[Start Provided material]

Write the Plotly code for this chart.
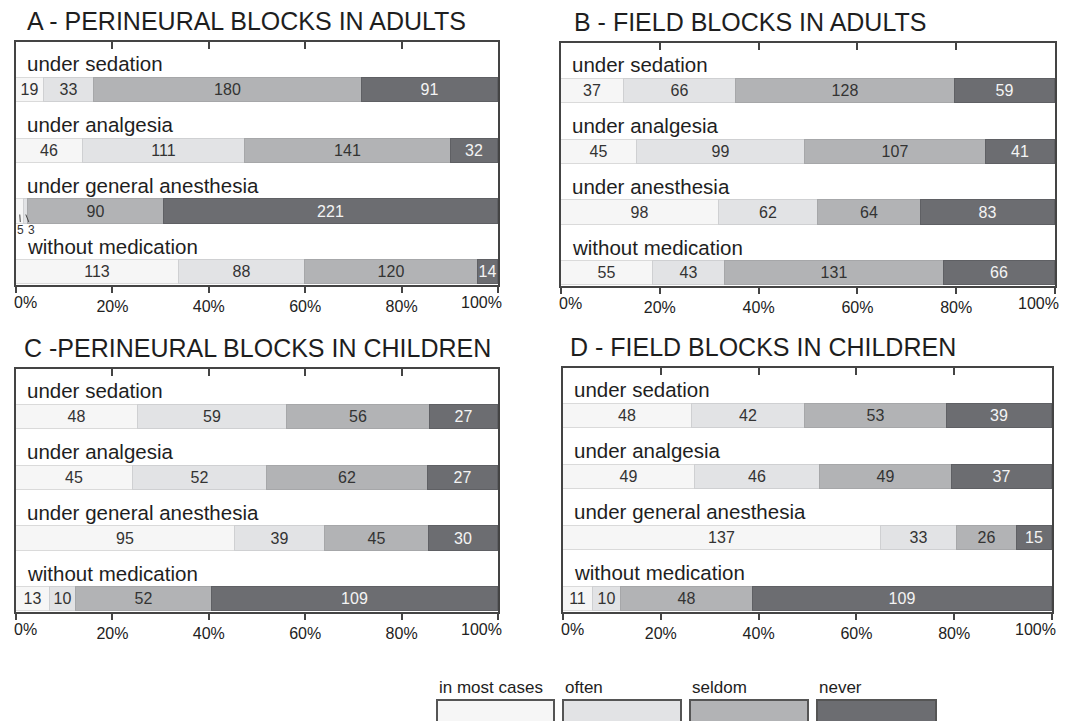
import plotly.graph_objects as go

# ---------------- data ----------------
levels = ["in most cases", "often", "seldom", "never"]
level_colors = ["#f6f6f6", "#e2e3e5", "#b2b3b5", "#6c6d71"]
level_lines = ["#dadada", "#cfd0d2", "#a6a7a9", "#5f6064"]
level_text_colors = ["#333333", "#333333", "#333333", "#f4f4f4"]

titles = ["A - PERINEURAL BLOCKS IN ADULTS", "B - FIELD BLOCKS IN ADULTS",
          "C -PERINEURAL BLOCKS IN CHILDREN", "D - FIELD BLOCKS IN CHILDREN"]

categories_A = ["under sedation", "under analgesia", "under general anesthesia", "without medication"]
categories_B = ["under sedation", "under analgesia", "under anesthesia", "without medication"]
categories_C = ["under sedation", "under analgesia", "under general anesthesia", "without medication"]
categories_D = ["under sedation", "under analgesia", "under general anesthesia", "without medication"]

A_most = [19, 46, 5, 113]
A_often = [33, 111, 3, 88]
A_seldom = [180, 141, 90, 120]
A_never = [91, 32, 221, 14]

B_most = [37, 45, 98, 55]
B_often = [66, 99, 62, 43]
B_seldom = [128, 107, 64, 131]
B_never = [59, 41, 83, 66]

C_most = [48, 45, 95, 13]
C_often = [59, 52, 39, 10]
C_seldom = [56, 62, 45, 52]
C_never = [27, 27, 30, 109]

D_most = [48, 49, 137, 11]
D_often = [42, 46, 33, 10]
D_seldom = [53, 49, 26, 48]
D_never = [39, 37, 15, 109]

tick_vals = [0, 20, 40, 60, 80, 100]
tick_text = ["", "20%", "40%", "60%", "80%", ""]
edge_labels = ["0%", "100%"]

# ---------------- layout geometry ----------------
# the page body keeps its default 8px margin, so the figure is offset by 8px
OFF = 8
W, H = 1069 - OFF, 721 - OFF
FONT = "Liberation Sans, Arial, sans-serif"


def px_x(p):
    return (p - OFF) / W


def px_y(p):
    return 1 - (p - OFF) / H


panels = [
    dict(cats=categories_A, vals=[A_most, A_often, A_seldom, A_never],
         xd=[px_x(16), px_x(498)], yd=[px_y(285), px_y(42)], title_xy=(25, 21)),
    dict(cats=categories_B, vals=[B_most, B_often, B_seldom, B_never],
         xd=[px_x(561), px_x(1055)], yd=[px_y(286), px_y(43)], title_xy=(572, 22)),
    dict(cats=categories_C, vals=[C_most, C_often, C_seldom, C_never],
         xd=[px_x(16), px_x(498)], yd=[px_y(612), px_y(369)], title_xy=(22, 348)),
    dict(cats=categories_D, vals=[D_most, D_often, D_seldom, D_never],
         xd=[px_x(563), px_x(1052)], yd=[px_y(612), px_y(368)], title_xy=(568, 347)),
]

fig = go.Figure()
annotations = []
shapes = []
layout_axes = {}

ypos = [0, 1, 2, 3]

for pi, p in enumerate(panels):
    n = pi + 1
    xa = "x" if n == 1 else f"x{n}"
    ya = "y" if n == 1 else f"y{n}"
    xkey = "xaxis" if n == 1 else f"xaxis{n}"
    ykey = "yaxis" if n == 1 else f"yaxis{n}"
    totals = [sum(v[i] for v in p["vals"]) for i in range(4)]

    for li, lvl in enumerate(levels):
        vals = p["vals"][li]
        texts = []
        for i, v in enumerate(vals):
            share = v / totals[i] * 100
            texts.append(str(v) if share > 2.5 else "")
        fig.add_trace(go.Bar(
            x=vals, y=ypos, orientation="h", name=lvl, width=0.4,
            marker=dict(color=level_colors[li], line=dict(color=level_lines[li], width=1)),
            text=texts, textposition="inside", insidetextanchor="middle", textangle=0,
            insidetextfont=dict(color=level_text_colors[li], size=16, family=FONT),
            xaxis=xa, yaxis=ya, showlegend=False, hoverinfo="x+name",
        ))
        # tiny segments labelled outside with leader lines
        for i, v in enumerate(vals):
            share = v / totals[i] * 100
            if share <= 2.5:
                cum = sum(p["vals"][k][i] for k in range(li))
                center = (cum + v / 2) / totals[i] * 100
                annotations.append(dict(
                    x=center, y=ypos[i] + 0.05, xref=xa, yref=ya, text=str(v),
                    showarrow=True, arrowhead=0, arrowwidth=1, arrowcolor="#444",
                    ax=1 + 5 * li, ay=15, standoff=0, borderpad=0,
                    font=dict(size=12, color="#333", family=FONT)))

    # top overlay axis carrying inward ticks
    ov = 4 + n
    fig.add_trace(go.Scatter(x=[], y=[], xaxis=f"x{ov}", yaxis=ya, showlegend=False, hoverinfo="skip"))

    layout_axes[xkey] = dict(
        domain=p["xd"], anchor=ya, range=[0, 100], tickvals=tick_vals, ticktext=tick_text,
        ticks="outside", ticklen=6, tickwidth=2, tickcolor="#444",
        showline=True, linecolor="#444", linewidth=2, mirror=True,
        showgrid=False, zeroline=False, fixedrange=True, automargin=False,
        tickfont=dict(size=16, color="#222", family=FONT))
    layout_axes[f"xaxis{ov}"] = dict(
        overlaying=xa, anchor=ya, side="top", range=[0, 100], tickvals=tick_vals,
        ticks="inside", ticklen=7, tickwidth=2, tickcolor="#444", automargin=False,
        showticklabels=False, showline=False, showgrid=False, zeroline=False)
    layout_axes[ykey] = dict(
        domain=p["yd"], anchor=xa, range=[3.21, -0.79], showticklabels=False, ticks="",
        showline=True, linecolor="#444", linewidth=2, mirror=True, automargin=False,
        showgrid=False, zeroline=False, fixedrange=True)

    # edge tick labels (0% / 100%) pulled inward as in the original
    annotations.append(dict(
        x=tick_vals[0], y=0, xref=xa, yref=f"{ya} domain", text=edge_labels[0],
        showarrow=False, xanchor="left", yanchor="top", xshift=-4, yshift=-7,
        font=dict(size=16, color="#222", family=FONT)))
    annotations.append(dict(
        x=tick_vals[-1], y=0, xref=xa, yref=f"{ya} domain", text=edge_labels[1],
        showarrow=False, xanchor="right", yanchor="top", xshift=6, yshift=-7,
        font=dict(size=16, color="#222", family=FONT)))

    for i, c in enumerate(p["cats"]):
        annotations.append(dict(
            x=1.8, y=ypos[i] - 0.43, xref=xa, yref=ya, text=c, showarrow=False,
            xanchor="left", yanchor="middle",
            font=dict(size=20.5, color="#1e1e1e", family=FONT)))

    tx, ty = p["title_xy"]
    annotations.append(dict(
        x=px_x(tx), y=px_y(ty), xref="paper", yref="paper", text=titles[pi],
        showarrow=False, xanchor="left", yanchor="middle",
        font=dict(size=25, color="#1e1e1e", family=FONT)))

# ---------------- legend (drawn manually) ----------------
legend_x = [(437, 554), (563, 681), (690, 808), (817, 936)]
for li, lvl in enumerate(levels):
    x0, x1 = legend_x[li]
    shapes.append(dict(type="rect", xref="paper", yref="paper",
                       x0=px_x(x0), x1=px_x(x1), y0=px_y(730), y1=px_y(700),
                       fillcolor=level_colors[li], line=dict(color="#555", width=2)))
    annotations.append(dict(
        x=px_x(x0), y=px_y(687), xref="paper", yref="paper", text=lvl,
        showarrow=False, xanchor="left", yanchor="middle",
        font=dict(size=17, color="#1e1e1e", family=FONT)))

fig.update_layout(
    width=W, height=H, margin=dict(l=0, r=0, t=0, b=0, autoexpand=False),
    paper_bgcolor="white", plot_bgcolor="white",
    barmode="stack", barnorm="percent", bargap=0,
    uniformtext=dict(minsize=16, mode="show"),
    annotations=annotations, shapes=shapes,
    font=dict(family=FONT, color="#222"),
    **layout_axes,
)

fig.write_html("out.html")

[End Provided material]

Exercise goal: Repeat only what lies between the start of the data and the end of the line containing "-PERINEURAL BLOCKS IN", exactly, with pictures left out.

Task solution:
Write the Plotly code for this chart.
import plotly.graph_objects as go

# ---------------- data ----------------
levels = ["in most cases", "often", "seldom", "never"]
level_colors = ["#f6f6f6", "#e2e3e5", "#b2b3b5", "#6c6d71"]
level_lines = ["#dadada", "#cfd0d2", "#a6a7a9", "#5f6064"]
level_text_colors = ["#333333", "#333333", "#333333", "#f4f4f4"]

titles = ["A - PERINEURAL BLOCKS IN ADULTS", "B - FIELD BLOCKS IN ADULTS",
          "C -PERINEURAL BLOCKS IN CHILDREN", "D - FIELD BLOCKS IN CHILDREN"]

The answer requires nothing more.